You’ve decided to run a series of newspaper ads, and the paper wants to know how much space to reserve for your ad. Is bigger always better?
In terms of increased readership, yes. But it also comes with an increase in cost.
You need to take both into account to calculate the return on your advertising investment. (And in the interest of keeping this post to a reasonable length, we’ll put off the “optimum size” discussion for one more installment. Today we’ll limit the discussion to variables in ad size).
Depending on the section of the paper in which it’s placed, and depending on the demographic profile of the readers one is attempting to reach, the newspaper readership studies conducted by Daniel Starch And Company lead to some interesting conclusions as to size and placement of ads.
According to Starch, when all other factors are equal, it’s possible to cut the size of an ad in half and lose only 3% readership.1
Newspaper advertising is sold by the column inch. Ignoring contract discounts, and advertiser can buy a full-page, two half-pages, four quarter-pages, eight eighth-pages (you get the idea) all for roughly the same price.
As we pointed out in the last post repetition is a critical element in persuasion, and running an ad twice, or four times, or eight dramatically increases the frequency of shoppers noticing the ad.
A single full-page ad delivers a frequency of one. Eight eighth-page ads, assuming different pages or different days for each ad insertion, will deliver a frequency of approximately six. (See A Strategy For Frequency In Newspaper Advertising for a more complete explanation).
So, why is this not an easy decision? If frequency sells, why not always buy eight one-eighth page ads instead of a single full-page ad?

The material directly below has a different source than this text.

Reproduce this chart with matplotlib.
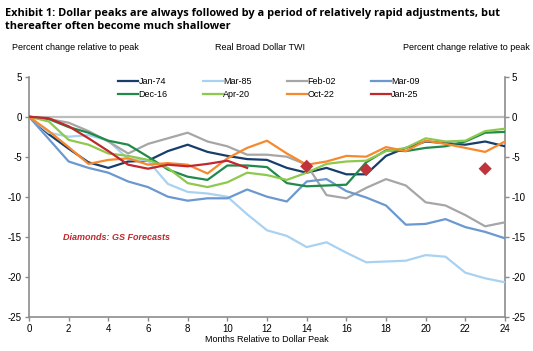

Because in order for an ad to “work” it must first be noticed. A full page ad is more likely to be noticed.
How much more?
A full-page ad is likely to be “noted” by 42% of the readers. An eighth-page by only 23%. The bigger the ad, the more people will see it.
And so what?
Let’s be honest, nothing being advertised appeals to everyone. People who are interested in what you have for sale are the readers likely to note, or to read your ad.
This is where it gets interesting. The number of people who see the ad is of lesser importance than the number of those people who, upon reading the ad, are motivated to buy from you.
With enough patience, and a good tracking system, you can actually measure the impact of different sizes of newspaper or magazine ads.
My good friend and restauranteur extraordinaire, Roger de la Paz, owner of Richie’s Real American Diner in Victorville, California, has that patience. He’s been keeping incredibly detailed records of the effect of his advertising since he opened Richie’s.
Roger tracks his newspaper ads with the simplest of measurements. He compares the demand for specific food items before the ad runs, and again afterward. He is then able to calculate the increased demand for specific menu items against the cost of the ads.
Over a three year period, Roger demonstrated that his most profitable ad size is two columns wide by three inches deep. Ads smaller than “two-by-three” had less impact on sales. Ads progressively larger than two-by-three did increase gross sales, but not enough to warrant the additional cost.
By carefully tracking the specifics of size, placement, and frequency of his newspaper advertising Roger is now able to predict to within a few dollars what Richie’s Real American Diner’s return on newspaper advertising investment will be.
By the way, he regularly tests the content of his ads, too.
Right now, Richie’s newspaper advertising delivers a consistantly predictable 118.06% increase in gross sales every day the ads run.
Next post we’ll definately reach some conclusions about the optimum ad size for top return on investment. Until then, are you keeping track of the effect of your ads?
Isn’t it time you started?
1 The reduction in noting scores from a quarter-page (26%) to an eighth-page (23%) is a difference of three percent when referenced to total readership. It is, however, a loss of nearly 12% of the number of people who notice the ad.